Masih menurut Nahkoda KM Puspita Jaya, bahwa saat itu ia bersama dengan beberapa rekannya hanya bisa berpasrah, ketika KM yang ditumpanginya terhantam ombak dan terbalik, hingga membuat seluruh isi kapal dan penumpang tumpah ruah dan berhamburan berusaha untuk menyelamatkan diri masing-masing. Demikian juga dengan dirinya, yang saat itu hanya berfikir dirinya sendiri agar bisa selamat dan tidak sampai tenggelam.
“Setelah saya tersadar dalam posisi mengambang dengan bermodal sisa-sisa kapal motor saya yang tenggelam itu. Saya melihat dari jumlah penumpang sebanyak enam belas orang yang ikut melaut, terbagi menjadi dua. Delapan orang sudah terlebih dahulu berenang untuk menyelamatkan dirinya ke pulau terdekat saat itu (Panaitan),” tambahnya.

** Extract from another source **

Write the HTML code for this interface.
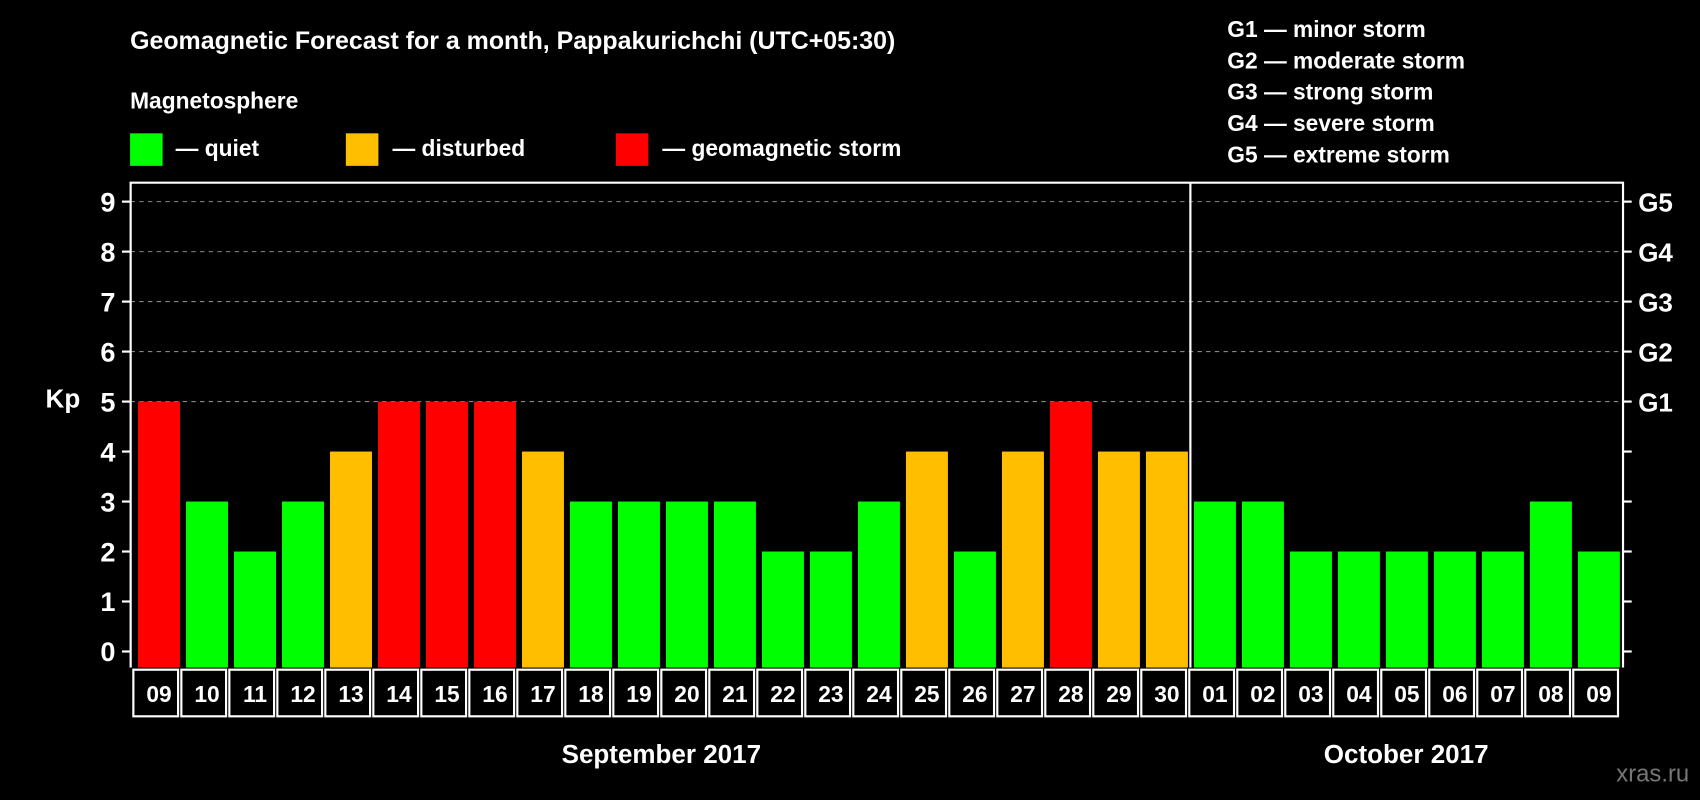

Sementara itu, Surja sang Nahkoda KM Puspita Jaya yang naas, tetap bertahan bersama dengan tujuh orang temannya di atas kapal yang sedikit demi sedikit mulai ditelan dalamnya samudra. Hingga akhirnya dalam keadaan panik, dia pun akhirnya ikut turun ke air untuk menyelamatkan diri.
Namun sayang, satu dari tujuh orang temannya ternyata tidak bisa berenang, sehingga pada akhirnya niat menyelamatkan mencapai daratan dengan berenang pun, diurungkannya, dan memilih bertahan di bongkahan kapal yang masih terapung sebagian.
“Saat itu memang masih ada sedikit keberuntungan bagi kami, karena kondisi kapal kami belum seluruhnya tenggelam, masih ada sedikit yang terapung, sehinhga kami memilih bertahan di kapal kami tadi, meskipun rasa pesimis dan takut terus menghantui kami. Hal ini kami lakukan demi hidup bersama, mati npun bersama, pasalnya satu diantara teman kami yang selamat ini, tidak bisa berenang,” paparnya.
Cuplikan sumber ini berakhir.